Start Given material

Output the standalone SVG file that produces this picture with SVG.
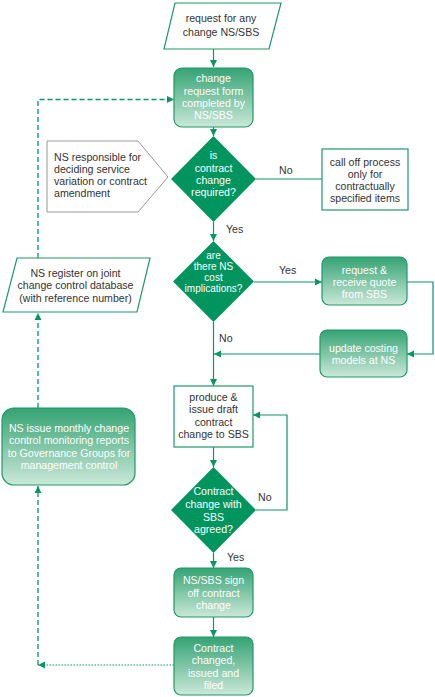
<svg xmlns="http://www.w3.org/2000/svg" width="435" height="697" viewBox="0 0 435 697">
<defs>
<linearGradient id="g" x1="0" y1="0" x2="0" y2="1">
<stop offset="0" stop-color="#34a373"/>
<stop offset="1" stop-color="#cbe8d9"/>
</linearGradient>
<marker id="ah" markerUnits="userSpaceOnUse" markerWidth="8" markerHeight="8" refX="7" refY="4" orient="auto">
<path d="M0,0.5 L7,4 L0,7.5 z" fill="#0a9662"/>
</marker>
</defs>
<style>
text{font-family:"Liberation Sans",Arial,sans-serif;font-size:10.6px;fill:#333}
.w{fill:#fff;text-anchor:middle}
.c{text-anchor:middle}
.gb{fill:url(#g);stroke:#1d9a68;stroke-width:1.2}
.wb{fill:#fff;stroke:#1d9a68;stroke-width:1.2}
.dm{fill:#00955f}
.ln{fill:none;stroke:#0a9662;stroke-width:1.2}
.ds{fill:none;stroke:#0a9662;stroke-width:1.3;stroke-dasharray:5,3}
.dt{fill:none;stroke:#0a9662;stroke-width:1.2;stroke-dasharray:1.5,1.5}
</style>
<g id="connectors">
<path class="ln" d="M213.5,49 V67" marker-end="url(#ah)"/>
<path class="ln" d="M213.5,127 V136" marker-end="url(#ah)"/>
<path class="ln" d="M256,179 H322"/>
<path class="ln" d="M213.5,222 V241" marker-end="url(#ah)"/>
<path class="ln" d="M254,282 H322" marker-end="url(#ah)"/>
<path class="ln" d="M407,282 H433 V354 H407" marker-end="url(#ah)"/>
<path class="ln" d="M320,354 H214" marker-end="url(#ah)"/>
<path class="ln" d="M213.5,322 V386" marker-end="url(#ah)"/>
<path class="ln" d="M213.5,447 V467" marker-end="url(#ah)"/>
<path class="ln" d="M256,510 H287 V415 H253" marker-end="url(#ah)"/>
<path class="ln" d="M213.5,553 V568" marker-end="url(#ah)"/>
<path class="ln" d="M213.5,617 V637" marker-end="url(#ah)"/>
<path class="dt" d="M174,665 H38" marker-end="url(#ah)"/>
<path class="ds" d="M38,665 V486" marker-end="url(#ah)"/>
<path class="ds" d="M38,408 V313" marker-end="url(#ah)"/>
<path class="ds" d="M38,258 V99.5 H174" marker-end="url(#ah)"/>
<text x="279" y="174">No</text>
<text x="226" y="233">Yes</text>
<text x="279" y="274">Yes</text>
<text x="219" y="342">No</text>
<text x="258" y="501">No</text>
<text x="227" y="561">Yes</text>
</g>
<g id="n1">
<polygon class="wb" points="175,3 281,3 269,49 164,49"/>
<text class="c" x="221" y="22">request for any</text>
<text class="c" x="221" y="36">change NS/SBS</text>
</g>
<g id="n2">
<rect class="gb" x="174" y="68" width="79" height="59" rx="8"/>
<text class="w" x="213.5" y="82">change</text>
<text class="w" x="213.5" y="94.5">request form</text>
<text class="w" x="213.5" y="107">completed by</text>
<text class="w" x="213.5" y="119">NS/SBS</text>
</g>
<g id="n3">
<polygon fill="#fff" stroke="#999" stroke-width="1" points="47,141 138,141 168,177 138,212 47,212"/>
<text x="54" y="161">NS responsible for</text>
<text x="54" y="173">deciding service</text>
<text x="54" y="185">variation or contract</text>
<text x="54" y="197">amendment</text>
</g>
<g id="n4">
<polygon class="dm" points="213.5,136 256,179 213.5,222 171,179"/>
<text class="w" x="213.5" y="159">is</text>
<text class="w" x="213.5" y="171.5">contract</text>
<text class="w" x="213.5" y="184">change</text>
<text class="w" x="213.5" y="196">required?</text>
</g>
<g id="n5">
<rect class="wb" x="322" y="149" width="86" height="61"/>
<text class="c" x="365" y="166">call off process</text>
<text class="c" x="365" y="178">only for</text>
<text class="c" x="365" y="190">contractually</text>
<text class="c" x="365" y="202">specified items</text>
</g>
<g id="n6">
<polygon class="dm" points="213.5,241 254,281.5 213.5,322 173,281.5"/>
<text class="w" x="213.5" y="259" style="font-size:10px">are</text>
<text class="w" x="213.5" y="270" style="font-size:10px">there NS</text>
<text class="w" x="213.5" y="281" style="font-size:10px">cost</text>
<text class="w" x="213.5" y="291.5" style="font-size:10px">implications?</text>
</g>
<g id="n7">
<rect class="gb" x="322" y="257" width="85" height="48" rx="7"/>
<text class="w" x="364.5" y="274">request &amp;</text>
<text class="w" x="364.5" y="286">receive quote</text>
<text class="w" x="364.5" y="298">from SBS</text>
</g>
<g id="n8">
<rect class="gb" x="320" y="330" width="87" height="47" rx="7"/>
<text class="w" x="363.5" y="352">update costing</text>
<text class="w" x="363.5" y="364">models at NS</text>
</g>
<g id="n9">
<polygon class="wb" points="17,258 150,258 137,312 3,312"/>
<text class="c" x="75.5" y="277">NS register on joint</text>
<text class="c" x="75.5" y="289">change control database</text>
<text class="c" x="75.5" y="302">(with reference number)</text>
</g>
<g id="n10">
<rect class="gb" x="2" y="408" width="133" height="77" rx="12"/>
<text class="w" x="69" y="432">NS issue monthly change</text>
<text class="w" x="69" y="444">control monitoring reports</text>
<text class="w" x="69" y="456.5">to Governance Groups for</text>
<text class="w" x="69" y="469">management control</text>
</g>
<g id="n11">
<rect class="wb" x="174" y="386" width="79" height="61"/>
<text class="c" x="213.5" y="401">produce &amp;</text>
<text class="c" x="213.5" y="413">issue draft</text>
<text class="c" x="213.5" y="426">contract</text>
<text class="c" x="213.5" y="438">change to SBS</text>
</g>
<g id="n12">
<polygon class="dm" points="213.5,467 256,510 213.5,553 171,510"/>
<text class="w" x="213.5" y="495">Contract</text>
<text class="w" x="213.5" y="507.5">change with</text>
<text class="w" x="213.5" y="520.5">SBS</text>
<text class="w" x="213.5" y="533">agreed?</text>
</g>
<g id="n13">
<rect class="gb" x="174" y="568" width="79" height="49" rx="7"/>
<text class="w" x="213.5" y="584">NS/SBS sign</text>
<text class="w" x="213.5" y="597">off contract</text>
<text class="w" x="213.5" y="609">change</text>
</g>
<g id="n14">
<rect class="gb" x="174" y="637" width="79" height="58" rx="7"/>
<text class="w" x="213.5" y="652">Contract</text>
<text class="w" x="213.5" y="664">changed,</text>
<text class="w" x="213.5" y="677">issued and</text>
<text class="w" x="213.5" y="689">filed</text>
</g>
</svg>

End Given material

# Aim of the task
Return to the listing above and set it down exactly, leaving out its pictures.

# Result below
Output the standalone SVG file that produces this picture with SVG.
<svg xmlns="http://www.w3.org/2000/svg" width="435" height="697" viewBox="0 0 435 697">
<defs>
<linearGradient id="g" x1="0" y1="0" x2="0" y2="1">
<stop offset="0" stop-color="#34a373"/>
<stop offset="1" stop-color="#cbe8d9"/>
</linearGradient>
<marker id="ah" markerUnits="userSpaceOnUse" markerWidth="8" markerHeight="8" refX="7" refY="4" orient="auto">
<path d="M0,0.5 L7,4 L0,7.5 z" fill="#0a9662"/>
</marker>
</defs>
<style>
text{font-family:"Liberation Sans",Arial,sans-serif;font-size:10.6px;fill:#333}
.w{fill:#fff;text-anchor:middle}
.c{text-anchor:middle}
.gb{fill:url(#g);stroke:#1d9a68;stroke-width:1.2}
.wb{fill:#fff;stroke:#1d9a68;stroke-width:1.2}
.dm{fill:#00955f}
.ln{fill:none;stroke:#0a9662;stroke-width:1.2}
.ds{fill:none;stroke:#0a9662;stroke-width:1.3;stroke-dasharray:5,3}
.dt{fill:none;stroke:#0a9662;stroke-width:1.2;stroke-dasharray:1.5,1.5}
</style>
<g id="connectors">
<path class="ln" d="M213.5,49 V67" marker-end="url(#ah)"/>
<path class="ln" d="M213.5,127 V136" marker-end="url(#ah)"/>
<path class="ln" d="M256,179 H322"/>
<path class="ln" d="M213.5,222 V241" marker-end="url(#ah)"/>
<path class="ln" d="M254,282 H322" marker-end="url(#ah)"/>
<path class="ln" d="M407,282 H433 V354 H407" marker-end="url(#ah)"/>
<path class="ln" d="M320,354 H214" marker-end="url(#ah)"/>
<path class="ln" d="M213.5,322 V386" marker-end="url(#ah)"/>
<path class="ln" d="M213.5,447 V467" marker-end="url(#ah)"/>
<path class="ln" d="M256,510 H287 V415 H253" marker-end="url(#ah)"/>
<path class="ln" d="M213.5,553 V568" marker-end="url(#ah)"/>
<path class="ln" d="M213.5,617 V637" marker-end="url(#ah)"/>
<path class="dt" d="M174,665 H38" marker-end="url(#ah)"/>
<path class="ds" d="M38,665 V486" marker-end="url(#ah)"/>
<path class="ds" d="M38,408 V313" marker-end="url(#ah)"/>
<path class="ds" d="M38,258 V99.5 H174" marker-end="url(#ah)"/>
<text x="279" y="174">No</text>
<text x="226" y="233">Yes</text>
<text x="279" y="274">Yes</text>
<text x="219" y="342">No</text>
<text x="258" y="501">No</text>
<text x="227" y="561">Yes</text>
</g>
<g id="n1">
<polygon class="wb" points="175,3 281,3 269,49 164,49"/>
<text class="c" x="221" y="22">request for any</text>
<text class="c" x="221" y="36">change NS/SBS</text>
</g>
<g id="n2">
<rect class="gb" x="174" y="68" width="79" height="59" rx="8"/>
<text class="w" x="213.5" y="82">change</text>
<text class="w" x="213.5" y="94.5">request form</text>
<text class="w" x="213.5" y="107">completed by</text>
<text class="w" x="213.5" y="119">NS/SBS</text>
</g>
<g id="n3">
<polygon fill="#fff" stroke="#999" stroke-width="1" points="47,141 138,141 168,177 138,212 47,212"/>
<text x="54" y="161">NS responsible for</text>
<text x="54" y="173">deciding service</text>
<text x="54" y="185">variation or contract</text>
<text x="54" y="197">amendment</text>
</g>
<g id="n4">
<polygon class="dm" points="213.5,136 256,179 213.5,222 171,179"/>
<text class="w" x="213.5" y="159">is</text>
<text class="w" x="213.5" y="171.5">contract</text>
<text class="w" x="213.5" y="184">change</text>
<text class="w" x="213.5" y="196">required?</text>
</g>
<g id="n5">
<rect class="wb" x="322" y="149" width="86" height="61"/>
<text class="c" x="365" y="166">call off process</text>
<text class="c" x="365" y="178">only for</text>
<text class="c" x="365" y="190">contractually</text>
<text class="c" x="365" y="202">specified items</text>
</g>
<g id="n6">
<polygon class="dm" points="213.5,241 254,281.5 213.5,322 173,281.5"/>
<text class="w" x="213.5" y="259" style="font-size:10px">are</text>
<text class="w" x="213.5" y="270" style="font-size:10px">there NS</text>
<text class="w" x="213.5" y="281" style="font-size:10px">cost</text>
<text class="w" x="213.5" y="291.5" style="font-size:10px">implications?</text>
</g>
<g id="n7">
<rect class="gb" x="322" y="257" width="85" height="48" rx="7"/>
<text class="w" x="364.5" y="274">request &amp;</text>
<text class="w" x="364.5" y="286">receive quote</text>
<text class="w" x="364.5" y="298">from SBS</text>
</g>
<g id="n8">
<rect class="gb" x="320" y="330" width="87" height="47" rx="7"/>
<text class="w" x="363.5" y="352">update costing</text>
<text class="w" x="363.5" y="364">models at NS</text>
</g>
<g id="n9">
<polygon class="wb" points="17,258 150,258 137,312 3,312"/>
<text class="c" x="75.5" y="277">NS register on joint</text>
<text class="c" x="75.5" y="289">change control database</text>
<text class="c" x="75.5" y="302">(with reference number)</text>
</g>
<g id="n10">
<rect class="gb" x="2" y="408" width="133" height="77" rx="12"/>
<text class="w" x="69" y="432">NS issue monthly change</text>
<text class="w" x="69" y="444">control monitoring reports</text>
<text class="w" x="69" y="456.5">to Governance Groups for</text>
<text class="w" x="69" y="469">management control</text>
</g>
<g id="n11">
<rect class="wb" x="174" y="386" width="79" height="61"/>
<text class="c" x="213.5" y="401">produce &amp;</text>
<text class="c" x="213.5" y="413">issue draft</text>
<text class="c" x="213.5" y="426">contract</text>
<text class="c" x="213.5" y="438">change to SBS</text>
</g>
<g id="n12">
<polygon class="dm" points="213.5,467 256,510 213.5,553 171,510"/>
<text class="w" x="213.5" y="495">Contract</text>
<text class="w" x="213.5" y="507.5">change with</text>
<text class="w" x="213.5" y="520.5">SBS</text>
<text class="w" x="213.5" y="533">agreed?</text>
</g>
<g id="n13">
<rect class="gb" x="174" y="568" width="79" height="49" rx="7"/>
<text class="w" x="213.5" y="584">NS/SBS sign</text>
<text class="w" x="213.5" y="597">off contract</text>
<text class="w" x="213.5" y="609">change</text>
</g>
<g id="n14">
<rect class="gb" x="174" y="637" width="79" height="58" rx="7"/>
<text class="w" x="213.5" y="652">Contract</text>
<text class="w" x="213.5" y="664">changed,</text>
<text class="w" x="213.5" y="677">issued and</text>
<text class="w" x="213.5" y="689">filed</text>
</g>
</svg>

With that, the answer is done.